01/11/2020

di Raffaele Lauro *                                     

Mentre ci avviciniamo, a tappe contraddittorie, varate a singhiozzo da un governo-tentenna e da una  disastrata maggioranza, del tutto inadeguata e irresponsabile, ad un fase di questa pandemia, ancor più difficile della prima, una lucida ed articolata testimonianza di un amico giornalista mi ha aperto gli occhi sul dramma nel dramma di questa tragedia epidemica, che continua ad assediarci. Un dramma sul quale nessuno finora dei commentatori, autorevoli o improvvisati, si è soffermato a sufficienza, con analisi adeguate e circostanziate, non solo sui servizi sociali di assistenza a carico degli enti locali, ma sulla mancata rete di solidarietà tra amici, famiglie, coinquilini, vicini e comunità condominiali. Quella solidarietà, umana ancor prima che cristiana, che caratterizzava, anche nelle città, non soltanto nei paesi più piccoli, la vicinanza del consorzio, parentale e amicale, verso una famiglia colpita da una disgrazia, da un lutto o da una disavventura, imprevista ed improvvisa.  Il protagonista di questa, per me, illuminante testimonianza, ha confessato che, mentre veniva portato via da una autoambulanza attrezzata, nonostante la febbre alta, la sofferenza fisica, l'isolamento totale dal mondo e la perdita completa della voce,
il suo pensiero lancinante era rivolto, da quei primi momenti, come nelle settimane successive di degenza e di dolorose terapie, alla moglie e alla figlia, rimaste da sole, a casa, in totale isolamento da quarantena.  Le avrò infettate? Chi le assisterà? Chi le informerà della mia condizione! Chi provvederà alle loro necessità materiali? Chi spenderà per loro una parola di conforto e di speranza? Drammatici interrogativi che hanno reso il viatico delle cure e della lunga convalescenza ancor più doloroso delle stesse sofferenze fisiche. Il rientro a casa gli ha confermato, pur nella dignitosa riservatezza della sua famiglia, quanto quegli interrogativi fossero fondati o rimasti con poche o nessuna risposta. Certamente inadeguate.

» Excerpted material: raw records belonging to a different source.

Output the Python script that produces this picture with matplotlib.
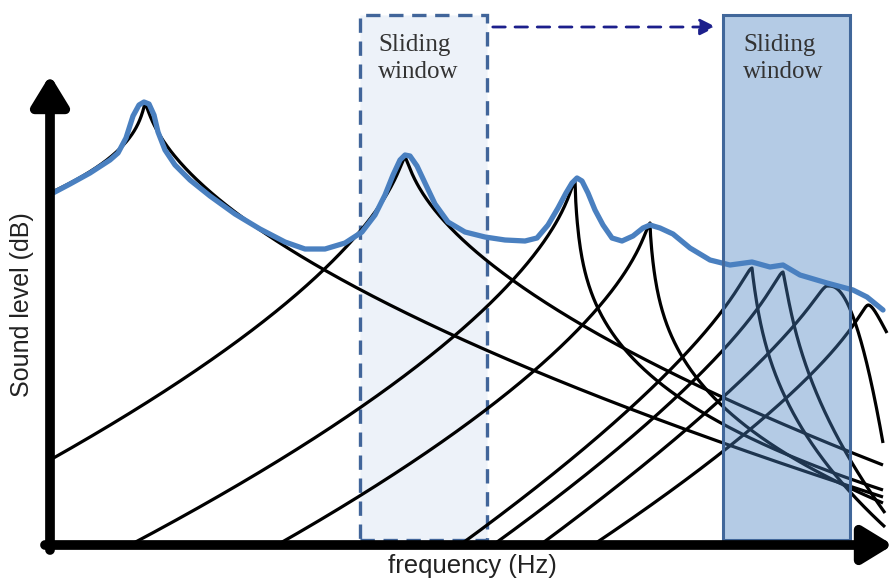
import numpy as np
import matplotlib
matplotlib.use('Agg')
import matplotlib.pyplot as plt
from matplotlib.patches import Rectangle, FancyArrowPatch

# filter responses (frequency / level in arbitrary units, origin at the axes corner)
start_f = [0, 0, 80, 227, 410, 443, 490, 543]
start_L = [352, 85, 0, 0, 0, 0, 0, 0]
peak_f = [95, 355, 525, 600, 702, 733, 777, 818]
peak_L = [442, 388, 365, 322, 277, 273, 259, 240]
end_f = [833, 833, 833, 833, 835, 835, 833, 837]
end_L = [48, 80, 55, 42, 18, 32, 102, 212]
rise_exp = [0.47, 0.65, 0.64, 0.65, 0.75, 0.75, 0.8, 0.75]
fall_exp = [0.6, 0.6, 0.32, 0.35, 0.45, 0.55, 1.8, 1.0]
peak_round = [4, 5, 4, 5, 7, 7, 7, 6]

# hand-drawn envelope (blue)
env_f = [3, 20, 40, 60, 68, 76, 83, 89, 94, 99, 104, 108, 115, 125, 140, 160,
         185, 210, 235, 255, 275, 295, 312, 325, 335, 343, 350, 355, 360, 367,
         375, 385, 398, 415, 435, 455, 475, 487, 498, 508, 516, 522, 527, 532,
         538, 545, 553, 562, 572, 583, 593, 600, 610, 623, 640, 660, 680, 702,
         720, 733, 750, 777, 803, 817, 833]
env_L = [352, 361, 372, 385, 392, 407, 429, 440, 443, 441, 430, 413, 395, 380,
         365, 349, 331, 316, 303, 296, 296, 302, 313, 330, 350, 370, 385, 390,
         389, 379, 362, 341, 323, 313, 308, 305, 304, 307, 320, 337, 352, 362,
         367, 364, 352, 335, 320, 307, 304, 309, 317, 320, 317, 311, 297, 285,
         280, 283, 278, 280, 270, 262, 255, 248, 235]

win1 = (310, 437)
win2 = (673, 800)


def branch(d, D, p, e):
    ds = np.sqrt(d ** 2 + e ** 2) - e
    Ds = np.sqrt(D ** 2 + e ** 2) - e
    return (ds / Ds) ** p


fig = plt.figure(figsize=(8.91, 5.78), dpi=100)
ax = fig.add_axes([0, 0, 1, 1])
ax.set_xlim(-50, 841)
ax.set_ylim(-33, 545)
ax.axis('off')

# first (dashed) window, behind the curves
ax.add_patch(Rectangle((win1[0], 5), win1[1] - win1[0], 525, facecolor='#edf2f9',
                       edgecolor='#41659a', lw=2.4, ls=(0, (4.3, 2.6)), zorder=1))

for i in range(len(peak_f)):
    fr = np.linspace(start_f[i], peak_f[i], 300)
    Lr = peak_L[i] - (peak_L[i] - start_L[i]) * branch(peak_f[i] - fr, peak_f[i] - start_f[i],
                                                       rise_exp[i], peak_round[i])
    fd = np.linspace(peak_f[i], end_f[i], 400)
    Ld = peak_L[i] - (peak_L[i] - end_L[i]) * branch(fd - peak_f[i], end_f[i] - peak_f[i],
                                                     fall_exp[i], peak_round[i])
    ax.plot(np.r_[fr, fd], np.r_[Lr, Ld], color='black', lw=2.3, zorder=2,
            solid_capstyle='butt')

ax.plot(env_f, env_L, color='#4a80c0', lw=3.8, zorder=3, solid_joinstyle='round',
        solid_capstyle='round')

# second window drawn on top, semi-transparent
ax.add_patch(Rectangle((win2[0], 5), win2[1] - win2[0], 525,
                       facecolor=(0.29, 0.51, 0.76, 0.41), edgecolor='#41679a', lw=2.2, zorder=4))

for x0 in (win1[0] + 18, win2[0] + 20):
    ax.text(x0, 511, 'Sliding\nwindow', family='Liberation Serif', fontsize=18,
            color='#333333', va='top', ha='left', linespacing=1.3, zorder=6)

ax.add_patch(FancyArrowPatch((win1[1] + 3, 518), (win2[0] - 4, 518),
                             arrowstyle='-|>,head_length=0.7,head_width=0.35', mutation_scale=14,
                             color='#1c1f8c', lw=2.0, ls=(0, (4.5, 3.5)), zorder=6))

# axes arrows
ax.add_patch(FancyArrowPatch((0, -5), (0, 470), arrowstyle='-|>,head_length=0.9,head_width=0.55',
                             mutation_scale=20, color='black', lw=7, zorder=7, shrinkA=0, shrinkB=0))
ax.add_patch(FancyArrowPatch((-5, 0), (843, 0), arrowstyle='-|>,head_length=0.9,head_width=0.55',
                             mutation_scale=20, color='black', lw=7, zorder=7, shrinkA=0, shrinkB=0))

ax.text(-28, 240, 'Sound level (dB)', rotation=90, ha='center', va='center',
        family='Liberation Sans', fontsize=18, color='#222222')
ax.text(422, -21, 'frequency (Hz)', ha='center', va='center',
        family='Liberation Sans', fontsize=18.5, color='#222222')

fig.savefig('out.png', dpi=100)
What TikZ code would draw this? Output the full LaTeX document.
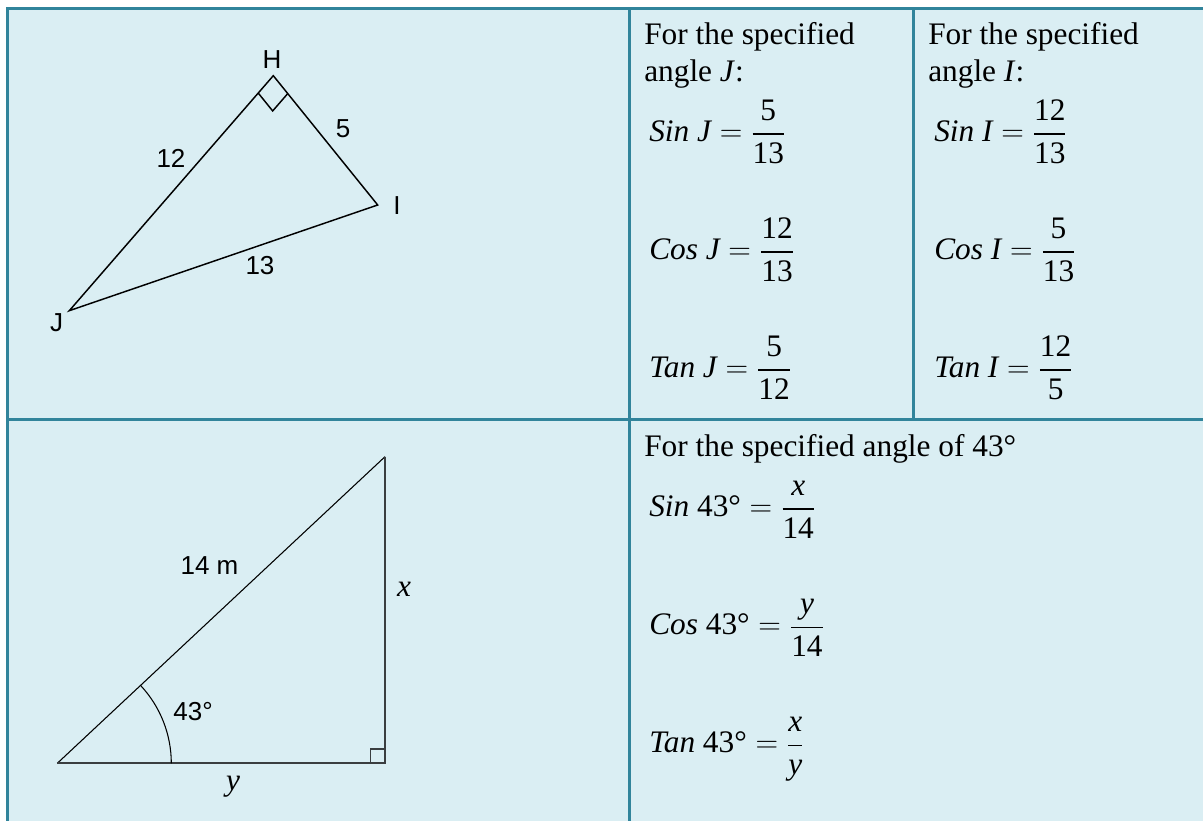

Non bastano le telefonate dei sindaci alle famiglie dei ricoverati e le assistenze domiciliari apprestate, laddove funzionali ed efficaci, serve riscoprire quell'antico e nobile spirito di solidarietà interfamiliare, inteamicale, di vicinanza e di prossimità fisica nei luoghi domiciliari e di residenza. Uno spirito che ha soccorso e aiutato il  nostro paese a risollevarsi  in tempi difficili da guerre, terremoti, alluvioni e altri tragici eventi, che hanno tormentato il passato della nostra storia di popolo e di nazione unitaria. Ce lo impone la nostra coscienza, prima che la nostra fede religiosa. Aiutiamoci e sosteniamo a vicenda! Basta una parola, basta un gesto! So bene quanto questa pratica sia difficile nelle grandi periferie urbane,  negli anonimi agglomerati edilizi e nelle realtà più emarginate del tessuto sociale. Ma proviamoci, nella consapevolezza che, in quest'ora drammatica della storia dell'umanità intera e nostra, di italiani che amano la vita, l'alternativa sarebbe il caos e la morte di ogni speranza!